HOGUERA DE MANZANAS

Una de fantasmas

Olga Bernad

Olga Bernad

Las postrimerías de noviembre me traen a la memoria los cumpleaños de mi abuela. «Venga, señora Presen, cuéntenos penas», le decía mi padre a su suegra con muchísima retranca. Y ella –después de hacerse la interesante con sus retóricos «ay, no os riais de mí que al año que viene ya no estaré» y sus «ay, qué poco habéis sufrido»– se embalaba y nos contaba que desde la guerra no tenía alegría, que con 18 años se le murió su primer novio, y poco después se le murió su madre y enseguida empezaron a morirse vecinos y conocidos… Se le murió, en definitiva, su mundo, y cuando la guerra acabó era una adulta triste que apenas había cumplido 20 años. Siempre la recuerdo romanceando penas en voz bajita. Se le quedó la costumbre de sufrir.

Una noche me desperté en medio de una de esas pesadillas terribles en las que caemos a veces los niños soñadores.
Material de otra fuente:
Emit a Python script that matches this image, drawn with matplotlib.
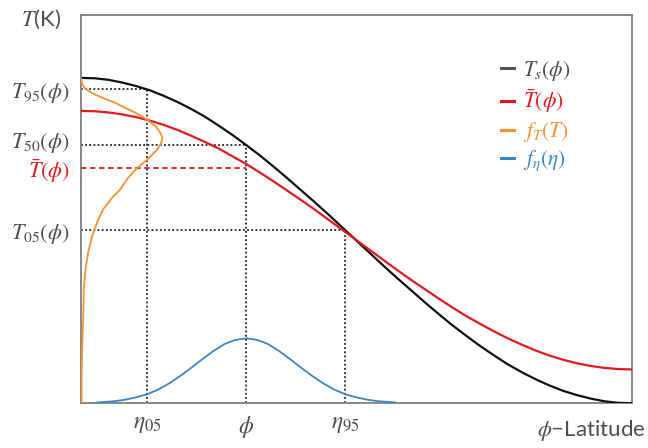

Ella vino y me preguntó con qué soñaba. «¡Con muchos fantasmas!», exclamé yo. Se echó a reír y, para mi perplejidad infantil, me soltó con una seguridad que yo no le había visto nunca que los fantasmas no existían, que ella lo sabía muy bien porque se pasó años esperando a uno. «¿De verdaaad?», le pregunté yo. Y entonces me contó, con tanta dulzura como inocencia, que cuando su primer novio estaba a punto de morir en aquellos días de la guerra y la enfermedad, le dijo, para consolar su infinita tristeza: «Presen, no te preocupes, aunque me muera, si es verdad que se puede venir del más allá, yo vendré a verte». Y ella lo esperó muchas veces, con los ojos abiertos en la oscuridad. Pero él nunca vino.

Desde entonces, jamás he creído en fantasmas aunque, como las meigas gallegas, haberlos haylos. Mi abuela, con su pena, me limpió paradójicamente el mundo de almas en pena. De ahí que me resulte tan difícil soportar a ninguno, ninguna e incluso ningune.